YouTube targets TV users

Brandcast did more than demonstrate the immense influence and scale of YouTube; it also showed a change of strategy. The company announced, “over 150 million hours of YouTube watch time was recorded per day on TV screens alone.”

“The YouTube content is actually scaling for TV incredibly well,” said YouTube Chief Business Officer Robert Kyncl. “It is our fastest growing screen of all screens.”

The company will add TV screens to the list of devices that advertisers can target through AdWords and DoubleClick Bid Manager. For brands chasing cord-cutters, the company is introducing a new audience segment called “light TV viewers.” Targeting the new segment will allow advertisers to reach YouTube viewers who watch most of their videos on the television.

Companies can now buy TV inventory through the Google Preferred ad program. vMVPD users subscribers Q4 2017Google is adding the TV network ad inventory it gets through YouTube TV to the program. The move will allow brands to target audiences watching the most popular YouTube content and traditional TV shows in a single campaign.

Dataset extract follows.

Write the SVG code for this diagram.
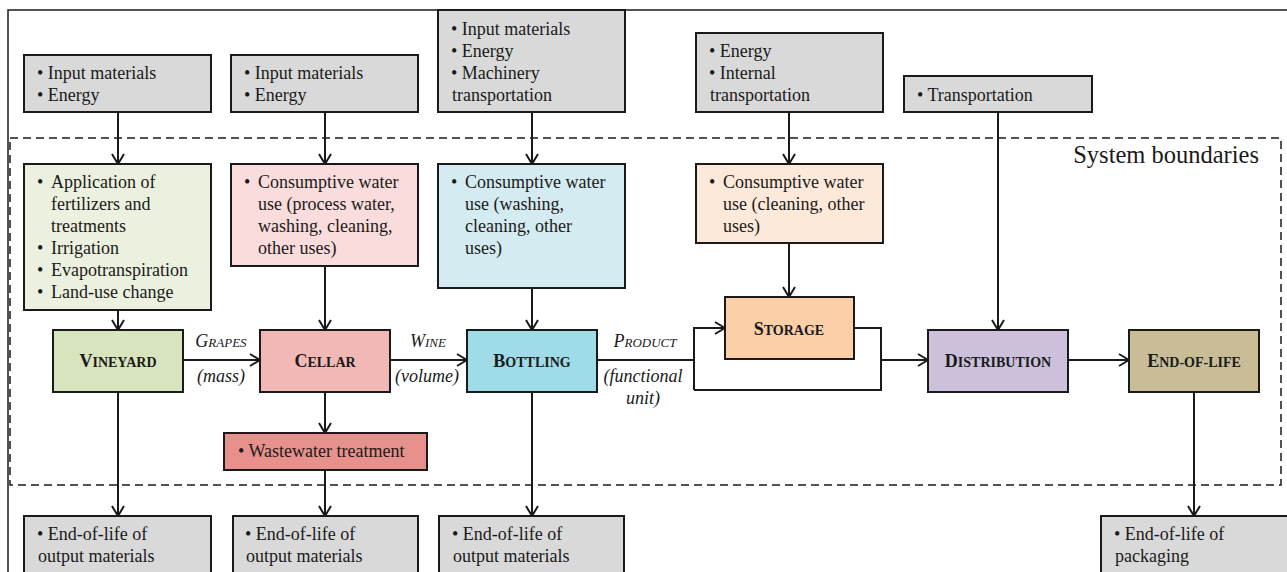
<svg xmlns="http://www.w3.org/2000/svg" width="1287" height="572" viewBox="0 0 1287 572">
<style>
text{font-family:"Liberation Serif","Times New Roman",serif;fill:#1a1a1a}
.t{font-size:18px}
.box{stroke:#1a1a1a;stroke-width:2}
.gray{fill:#d9d9d9}
.node{font-size:14px;font-weight:bold;text-anchor:middle}
.cap{font-size:18px}
.lbl{font-size:13px;font-style:italic;text-anchor:middle}
.lbl2{font-size:18px;font-style:italic;text-anchor:middle}
.ln{fill:none;stroke:#1a1a1a;stroke-width:2}
</style>
<defs>
<marker id="ah" viewBox="0 0 12 14" refX="11" refY="7" markerWidth="12" markerHeight="14" markerUnits="userSpaceOnUse" orient="auto">
<polyline points="1,1 11,7 1,13" fill="none" stroke="#1a1a1a" stroke-width="2"/>
</marker>
</defs>
<rect width="1287" height="572" fill="#ffffff"/>
<polyline points="8,572 8,10 1287,10" fill="none" stroke="#1a1a1a" stroke-width="1.5"/>
<rect x="10" y="138" width="1271" height="347" fill="none" stroke="#1a1a1a" stroke-width="1.5" stroke-dasharray="8,5"/>
<text x="1259" y="163" style="font-size:24.5px" text-anchor="end">System boundaries</text>

<g id="connectors">
<line class="ln" x1="118" y1="112" x2="118" y2="164" marker-end="url(#ah)"/>
<line class="ln" x1="325" y1="112" x2="325" y2="164" marker-end="url(#ah)"/>
<line class="ln" x1="532" y1="112" x2="532" y2="164" marker-end="url(#ah)"/>
<line class="ln" x1="789" y1="112" x2="789" y2="164" marker-end="url(#ah)"/>
<line class="ln" x1="998" y1="112" x2="998" y2="330" marker-end="url(#ah)"/>
<line class="ln" x1="118" y1="310" x2="118" y2="330" marker-end="url(#ah)"/>
<line class="ln" x1="325" y1="266" x2="325" y2="330" marker-end="url(#ah)"/>
<line class="ln" x1="532" y1="288" x2="532" y2="330" marker-end="url(#ah)"/>
<line class="ln" x1="789" y1="243" x2="789" y2="297" marker-end="url(#ah)"/>
<line class="ln" x1="183" y1="360" x2="260" y2="360" marker-end="url(#ah)"/>
<line class="ln" x1="390" y1="360" x2="467" y2="360" marker-end="url(#ah)"/>
<polyline class="ln" points="597,360 694,360"/>
<polyline class="ln" points="694,390 694,328 725,328" marker-end="url(#ah)"/>
<polyline class="ln" points="854,328 881,328 881,390 694,390"/>
<line class="ln" x1="881" y1="360" x2="928" y2="360" marker-end="url(#ah)"/>
<line class="ln" x1="1068" y1="360" x2="1129" y2="360" marker-end="url(#ah)"/>
<line class="ln" x1="118" y1="392" x2="118" y2="516" marker-end="url(#ah)"/>
<line class="ln" x1="325" y1="392" x2="325" y2="433" marker-end="url(#ah)"/>
<line class="ln" x1="325" y1="470" x2="325" y2="516" marker-end="url(#ah)"/>
<line class="ln" x1="532" y1="392" x2="532" y2="516" marker-end="url(#ah)"/>
<line class="ln" x1="1194" y1="392" x2="1194" y2="516" marker-end="url(#ah)"/>
</g>

<g id="in-vineyard">
<rect class="box gray" x="24" y="55" width="187" height="57"/>
<text class="t" x="37" y="79">• Input materials</text>
<text class="t" x="37" y="101">• Energy</text>
</g>
<g id="in-cellar">
<rect class="box gray" x="231" y="55" width="187" height="57"/>
<text class="t" x="244" y="79">• Input materials</text>
<text class="t" x="244" y="101">• Energy</text>
</g>
<g id="in-bottling">
<rect class="box gray" x="438" y="10" width="187" height="102"/>
<text class="t" x="451" y="35">• Input materials</text>
<text class="t" x="451" y="57">• Energy</text>
<text class="t" x="451" y="79">• Machinery</text>
<text class="t" x="452" y="101">transportation</text>
</g>
<g id="in-storage">
<rect class="box gray" x="696" y="33" width="187" height="79"/>
<text class="t" x="709" y="57">• Energy</text>
<text class="t" x="709" y="79">• Internal</text>
<text class="t" x="710" y="101">transportation</text>
</g>
<g id="in-distribution">
<rect class="box gray" x="904" y="76" width="188" height="36"/>
<text class="t" x="917" y="101">• Transportation</text>
</g>

<g id="water-vineyard">
<rect class="box" x="24" y="164" width="187" height="146" fill="#ebf1de"/>
<text class="t" x="37" y="188">•</text>
<text class="t" x="51" y="188">Application of</text>
<text class="t" x="51" y="210">fertilizers and</text>
<text class="t" x="51" y="232">treatments</text>
<text class="t" x="37" y="254">•</text>
<text class="t" x="51" y="254">Irrigation</text>
<text class="t" x="37" y="276">•</text>
<text class="t" x="51" y="276">Evapotranspiration</text>
<text class="t" x="37" y="298">•</text>
<text class="t" x="51" y="298">Land-use change</text>
</g>
<g id="water-cellar">
<rect class="box" x="231" y="164" width="187" height="102" fill="#f9dcdb"/>
<text class="t" x="244" y="188">•</text>
<text class="t" x="258" y="188">Consumptive water</text>
<text class="t" x="258" y="210">use (process water,</text>
<text class="t" x="258" y="232">washing, cleaning,</text>
<text class="t" x="258" y="254">other uses)</text>
</g>
<g id="water-bottling">
<rect class="box" x="438" y="164" width="187" height="124" fill="#d3ebf1"/>
<text class="t" x="451" y="188">•</text>
<text class="t" x="465" y="188">Consumptive water</text>
<text class="t" x="465" y="210">use (washing,</text>
<text class="t" x="465" y="232">cleaning, other</text>
<text class="t" x="465" y="254">uses)</text>
</g>
<g id="water-storage">
<rect class="box" x="696" y="164" width="187" height="79" fill="#fde9d9"/>
<text class="t" x="709" y="188">•</text>
<text class="t" x="723" y="188">Consumptive water</text>
<text class="t" x="723" y="210">use (cleaning, other</text>
<text class="t" x="723" y="232">uses)</text>
</g>

<g id="vineyard">
<rect class="box" x="53" y="330" width="130" height="62" fill="#d7e4bd"/>
<text class="node" x="118" y="367"><tspan class="cap">V</tspan>INEYARD</text>
</g>
<g id="cellar">
<rect class="box" x="260" y="330" width="130" height="62" fill="#f2b8b6"/>
<text class="node" x="325" y="367"><tspan class="cap">C</tspan>ELLAR</text>
</g>
<g id="bottling">
<rect class="box" x="467" y="330" width="130" height="62" fill="#a0dbe8"/>
<text class="node" x="532" y="367"><tspan class="cap">B</tspan>OTTLING</text>
</g>
<g id="storage">
<rect class="box" x="725" y="297" width="129" height="62" fill="#fbcfa8"/>
<text class="node" x="789" y="335"><tspan class="cap">S</tspan>TORAGE</text>
</g>
<g id="distribution">
<rect class="box" x="928" y="330" width="140" height="62" fill="#ccc0da"/>
<text class="node" x="998" y="367"><tspan class="cap">D</tspan>ISTRIBUTION</text>
</g>
<g id="end-of-life">
<rect class="box" x="1129" y="330" width="130" height="62" fill="#c8bd97"/>
<text class="node" x="1194" y="367"><tspan class="cap">E</tspan>ND-OF-LIFE</text>
</g>

<g id="edge-labels">
<text class="lbl" x="221" y="347"><tspan class="cap">G</tspan>RAPES</text>
<text class="lbl2" x="221" y="382">(mass)</text>
<text class="lbl" x="428" y="347"><tspan class="cap">W</tspan>INE</text>
<text class="lbl2" x="427" y="382">(volume)</text>
<text class="lbl" x="645" y="347"><tspan class="cap">P</tspan>RODUCT</text>
<text class="lbl2" x="643" y="382">(functional</text>
<text class="lbl2" x="643" y="404">unit)</text>
</g>

<g id="wastewater">
<rect class="box" x="224" y="433" width="203" height="37" fill="#e8908c"/>
<text class="t" x="238" y="457">• Wastewater treatment</text>
</g>

<g id="out-vineyard">
<rect class="box gray" x="24" y="516" width="187" height="62"/>
<text class="t" x="37" y="540">• End-of-life of</text>
<text class="t" x="38" y="562">output materials</text>
</g>
<g id="out-cellar">
<rect class="box gray" x="233" y="516" width="185" height="62"/>
<text class="t" x="245" y="540">• End-of-life of</text>
<text class="t" x="246" y="562">output materials</text>
</g>
<g id="out-bottling">
<rect class="box gray" x="439" y="516" width="185" height="62"/>
<text class="t" x="452" y="540">•  End-of-life of</text>
<text class="t" x="453" y="562">output materials</text>
</g>
<g id="out-packaging">
<rect class="box gray" x="1101" y="516" width="190" height="62"/>
<text class="t" x="1114" y="540">• End-of-life of</text>
<text class="t" x="1115" y="562">packaging</text>
</g>
</svg>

YouTube touted its new vMVPD service, YouTube TV, as momentous. Though it hasn’t revealed monthly subscribers, it said the service is now available in more than 85% of US households. It is also the largest vMVPD service available. According to data from TiVo, 9% of consumers used the service in Q4 2017, more than double its biggest rival.

However, television wasn’t the only strategic change targeted by the platform.

YouTube ditches its creators for celebs

It’s no secret that YouTube enjoys massive popularity with the young Gen Z demographic. These children and young adults idolize internet sensations such as Logan Paul, Pewdiepie, and Liza Koshy. However, during Brandcast these stars were nowhere to be found. There was, however, no shortage of familiar faces.

Will Smith, Priyanka Chopra, Kevin Hart, and Demi Lovato were just some of the stars at the event as YouTube looked to “shine a light on human stories that inspire us.” The top Hollywood talent took center stage, while it was tough to find a single YouTube creator in the mix. YouTube announced new videos and partnerships with these celebrities. For example, Will Smith will bungee jump from a helicopter, and Demi Lovato will star in a show to build awareness, both efforts to help highlight the inspiring stories campaign.

The company also boasted that it would put the “user first” by making “top content” more accessible. By way of example, the company pointed to music videos from VEVO channels and live streams of popular festivals such as Coachella. Again, no talk of independent YouTube artists.

YouTube is putting trust in already established brands and celebrities on its site while downplaying its homegrown stars. Given the problems internet stars have caused it, YouTube’s switch in focus may not be a surprise. Moreover, it mirrors the strategic focus on YouTube TV and more traditional TV viewers.

It could also signal the edgy days of YouTube rocking the digital video world could be nearing an end as the platform begins to look almost old-fashioned.

Why it matters

YouTube now reaches almost quarter of the people on planet earth.

As the company matures, it is shifting away from its edgy origins.

It is targeting the television and embracing traditional TV services.

At the same time, it is deemphasizing homegrown talent in favor of traditional media stars.